Directive:
Everything from the first line to the line containing "const colors2020 = ['#f50a0a', '#3273f5', '#b30000'];" is to be repeated exactly; nothing past it.

Data segment:
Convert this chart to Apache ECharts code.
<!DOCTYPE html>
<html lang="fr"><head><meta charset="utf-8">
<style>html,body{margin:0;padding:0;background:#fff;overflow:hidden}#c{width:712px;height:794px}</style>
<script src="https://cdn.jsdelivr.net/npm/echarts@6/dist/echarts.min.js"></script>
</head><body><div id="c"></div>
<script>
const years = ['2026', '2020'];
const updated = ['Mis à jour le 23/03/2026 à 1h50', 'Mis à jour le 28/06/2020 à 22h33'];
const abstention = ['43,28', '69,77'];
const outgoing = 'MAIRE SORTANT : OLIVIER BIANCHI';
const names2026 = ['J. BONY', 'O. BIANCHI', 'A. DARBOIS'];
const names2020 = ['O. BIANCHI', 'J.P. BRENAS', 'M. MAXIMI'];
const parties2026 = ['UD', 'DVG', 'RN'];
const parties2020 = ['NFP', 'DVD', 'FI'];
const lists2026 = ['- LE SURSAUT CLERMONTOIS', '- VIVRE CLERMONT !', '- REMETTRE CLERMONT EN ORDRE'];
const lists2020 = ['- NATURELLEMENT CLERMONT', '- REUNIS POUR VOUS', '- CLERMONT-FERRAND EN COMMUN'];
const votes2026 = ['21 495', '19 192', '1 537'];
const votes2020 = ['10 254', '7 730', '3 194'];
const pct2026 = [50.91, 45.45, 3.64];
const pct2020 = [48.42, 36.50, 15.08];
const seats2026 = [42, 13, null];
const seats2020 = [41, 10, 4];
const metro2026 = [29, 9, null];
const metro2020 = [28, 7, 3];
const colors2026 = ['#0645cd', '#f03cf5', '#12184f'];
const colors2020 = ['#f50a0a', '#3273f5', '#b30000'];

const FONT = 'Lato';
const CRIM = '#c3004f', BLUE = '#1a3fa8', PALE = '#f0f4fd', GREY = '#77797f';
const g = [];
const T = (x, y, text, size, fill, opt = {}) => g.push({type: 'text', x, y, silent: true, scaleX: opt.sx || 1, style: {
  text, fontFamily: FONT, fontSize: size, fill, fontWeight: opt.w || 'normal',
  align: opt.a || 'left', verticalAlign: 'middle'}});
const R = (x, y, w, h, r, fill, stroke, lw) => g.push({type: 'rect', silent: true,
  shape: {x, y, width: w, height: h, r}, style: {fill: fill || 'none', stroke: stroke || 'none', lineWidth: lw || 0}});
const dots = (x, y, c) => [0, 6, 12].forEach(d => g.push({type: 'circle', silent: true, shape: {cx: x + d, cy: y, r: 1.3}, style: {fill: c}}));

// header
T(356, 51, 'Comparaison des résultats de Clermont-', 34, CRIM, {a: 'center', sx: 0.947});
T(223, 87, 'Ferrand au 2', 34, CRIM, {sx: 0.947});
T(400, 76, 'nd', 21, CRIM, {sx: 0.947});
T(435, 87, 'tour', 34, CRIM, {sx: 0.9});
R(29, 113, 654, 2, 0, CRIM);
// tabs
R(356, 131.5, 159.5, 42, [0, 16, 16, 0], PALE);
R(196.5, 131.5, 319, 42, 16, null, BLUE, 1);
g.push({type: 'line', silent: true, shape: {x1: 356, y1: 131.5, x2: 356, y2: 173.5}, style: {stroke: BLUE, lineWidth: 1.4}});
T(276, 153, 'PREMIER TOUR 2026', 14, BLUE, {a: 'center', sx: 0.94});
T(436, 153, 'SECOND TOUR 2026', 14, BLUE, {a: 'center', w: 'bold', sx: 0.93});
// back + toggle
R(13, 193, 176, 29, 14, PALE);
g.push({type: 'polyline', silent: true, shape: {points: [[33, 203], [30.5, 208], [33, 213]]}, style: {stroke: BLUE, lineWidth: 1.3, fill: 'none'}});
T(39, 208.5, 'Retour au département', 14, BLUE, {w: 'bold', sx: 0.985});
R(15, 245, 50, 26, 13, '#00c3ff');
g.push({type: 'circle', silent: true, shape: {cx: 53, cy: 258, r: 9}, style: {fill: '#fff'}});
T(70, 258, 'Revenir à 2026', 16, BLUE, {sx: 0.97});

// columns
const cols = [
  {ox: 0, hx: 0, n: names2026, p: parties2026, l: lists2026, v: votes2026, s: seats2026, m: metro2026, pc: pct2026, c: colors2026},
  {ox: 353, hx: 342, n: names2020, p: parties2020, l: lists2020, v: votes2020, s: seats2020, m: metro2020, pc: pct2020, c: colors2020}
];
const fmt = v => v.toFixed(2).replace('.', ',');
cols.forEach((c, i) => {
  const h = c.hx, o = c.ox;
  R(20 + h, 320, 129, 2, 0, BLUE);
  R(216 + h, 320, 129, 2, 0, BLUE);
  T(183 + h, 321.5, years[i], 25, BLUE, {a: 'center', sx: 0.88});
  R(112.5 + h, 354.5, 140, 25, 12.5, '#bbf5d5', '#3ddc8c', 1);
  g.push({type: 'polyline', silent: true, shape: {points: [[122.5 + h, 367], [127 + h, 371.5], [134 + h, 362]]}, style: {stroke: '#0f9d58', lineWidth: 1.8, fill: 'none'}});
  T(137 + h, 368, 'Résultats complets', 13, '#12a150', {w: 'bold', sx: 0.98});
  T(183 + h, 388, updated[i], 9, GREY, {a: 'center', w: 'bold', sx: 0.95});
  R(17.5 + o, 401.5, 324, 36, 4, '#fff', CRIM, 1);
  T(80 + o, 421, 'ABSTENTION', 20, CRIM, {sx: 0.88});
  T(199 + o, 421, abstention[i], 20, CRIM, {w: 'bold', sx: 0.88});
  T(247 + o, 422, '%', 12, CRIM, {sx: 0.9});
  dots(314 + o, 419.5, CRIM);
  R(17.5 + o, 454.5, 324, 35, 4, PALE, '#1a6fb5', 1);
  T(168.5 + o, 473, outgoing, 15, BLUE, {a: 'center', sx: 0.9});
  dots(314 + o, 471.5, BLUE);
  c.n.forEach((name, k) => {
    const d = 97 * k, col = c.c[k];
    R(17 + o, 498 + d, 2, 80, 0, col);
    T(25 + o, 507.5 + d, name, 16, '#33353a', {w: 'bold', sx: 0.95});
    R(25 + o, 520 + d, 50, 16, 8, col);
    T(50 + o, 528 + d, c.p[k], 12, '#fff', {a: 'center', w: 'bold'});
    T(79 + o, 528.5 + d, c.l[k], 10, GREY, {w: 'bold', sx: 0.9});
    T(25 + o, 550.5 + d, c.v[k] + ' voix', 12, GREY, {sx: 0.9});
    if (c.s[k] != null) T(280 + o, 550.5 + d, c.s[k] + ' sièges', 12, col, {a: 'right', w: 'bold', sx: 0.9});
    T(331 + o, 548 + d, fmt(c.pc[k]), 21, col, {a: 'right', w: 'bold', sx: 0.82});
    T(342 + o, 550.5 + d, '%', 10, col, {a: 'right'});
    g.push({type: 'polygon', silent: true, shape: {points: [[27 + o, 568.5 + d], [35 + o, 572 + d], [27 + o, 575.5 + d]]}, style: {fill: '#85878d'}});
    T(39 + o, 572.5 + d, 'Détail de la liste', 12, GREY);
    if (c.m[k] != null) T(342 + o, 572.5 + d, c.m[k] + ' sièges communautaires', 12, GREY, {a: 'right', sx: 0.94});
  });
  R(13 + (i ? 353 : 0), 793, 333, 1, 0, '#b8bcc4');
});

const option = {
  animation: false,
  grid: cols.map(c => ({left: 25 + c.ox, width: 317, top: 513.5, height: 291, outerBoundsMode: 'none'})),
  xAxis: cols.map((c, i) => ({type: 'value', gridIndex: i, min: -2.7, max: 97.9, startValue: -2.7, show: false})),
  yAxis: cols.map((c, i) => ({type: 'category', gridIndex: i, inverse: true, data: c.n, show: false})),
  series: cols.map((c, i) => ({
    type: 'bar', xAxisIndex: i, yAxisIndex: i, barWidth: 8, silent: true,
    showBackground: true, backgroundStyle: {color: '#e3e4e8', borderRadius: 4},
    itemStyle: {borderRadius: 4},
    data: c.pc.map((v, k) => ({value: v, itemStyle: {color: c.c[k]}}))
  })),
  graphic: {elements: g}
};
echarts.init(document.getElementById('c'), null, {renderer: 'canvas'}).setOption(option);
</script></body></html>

Worked answer:
Convert this chart to Apache ECharts code.
<!DOCTYPE html>
<html lang="fr"><head><meta charset="utf-8">
<style>html,body{margin:0;padding:0;background:#fff;overflow:hidden}#c{width:712px;height:794px}</style>
<script src="https://cdn.jsdelivr.net/npm/echarts@6/dist/echarts.min.js"></script>
</head><body><div id="c"></div>
<script>
const years = ['2026', '2020'];
const updated = ['Mis à jour le 23/03/2026 à 1h50', 'Mis à jour le 28/06/2020 à 22h33'];
const abstention = ['43,28', '69,77'];
const outgoing = 'MAIRE SORTANT : OLIVIER BIANCHI';
const names2026 = ['J. BONY', 'O. BIANCHI', 'A. DARBOIS'];
const names2020 = ['O. BIANCHI', 'J.P. BRENAS', 'M. MAXIMI'];
const parties2026 = ['UD', 'DVG', 'RN'];
const parties2020 = ['NFP', 'DVD', 'FI'];
const lists2026 = ['- LE SURSAUT CLERMONTOIS', '- VIVRE CLERMONT !', '- REMETTRE CLERMONT EN ORDRE'];
const lists2020 = ['- NATURELLEMENT CLERMONT', '- REUNIS POUR VOUS', '- CLERMONT-FERRAND EN COMMUN'];
const votes2026 = ['21 495', '19 192', '1 537'];
const votes2020 = ['10 254', '7 730', '3 194'];
const pct2026 = [50.91, 45.45, 3.64];
const pct2020 = [48.42, 36.50, 15.08];
const seats2026 = [42, 13, null];
const seats2020 = [41, 10, 4];
const metro2026 = [29, 9, null];
const metro2020 = [28, 7, 3];
const colors2026 = ['#0645cd', '#f03cf5', '#12184f'];
const colors2020 = ['#f50a0a', '#3273f5', '#b30000'];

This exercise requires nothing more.